Music is also an important part of the community and it often serves as a lens to the state of a society here now.

Film, music, and literature of independent nature here often serve as an extension of creative traditions from the grassroots and can provide us not only with an insight into young Malaysia but can also share with us the multi-cultural impact of the past and give us a greater understanding of the present.

To anyone overwhelmed in the wake of the events, perhaps it should serve as reassurance and comfort in itself that a genuine love for music and the arts should outlast media demonisation and authoritarian muscle flexing.

If there have been complaints that local independent music lack substance, perhaps this is the perfect time for self-improvement – to inject that little bit of satire, critique and message in the music. And if there was never really a reason for young urbanites to really stand up for their rights, perhaps now there is.

The events following the New Year’s Eve raid is a wake-up call for the creative community to band together.

Standing united

The solidarity seen at the emergency press conference the day after the raid is a state aspired by all but in reality, a rare thing. Perhaps a forum designed to create and strengthen ties between musicians, artists, writers, curators, activists, filmmakers, tactical media provocateurs, students, designers, dreamers, architects, critical thinkers and cultural workers – everyone – would do well to ensure that the young and youth culture are not demonised again.

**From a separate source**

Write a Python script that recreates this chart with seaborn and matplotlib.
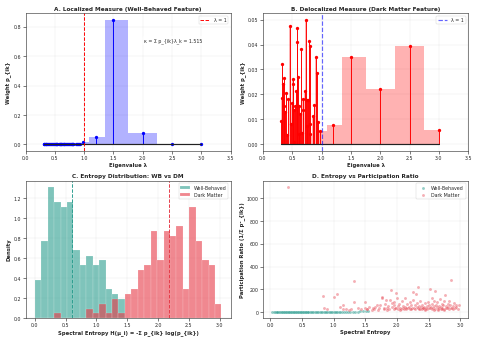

How much longer will young people be made scapegoats? Youth culture here has come so far since the bohsia era to redeem its battered reputation.

From having homegrown alternative rock music at Stadium Merdeka to independent films celebrated abroad and bands being showcased at the KLPac complex, modern young Malaysia is hardly about to shrivel up and be transported through some black hole back to Draconian times just because of a really bad idea by some tabloid “reporters”.

And anyone with a high school education would know that the good idea always wins out over the bad.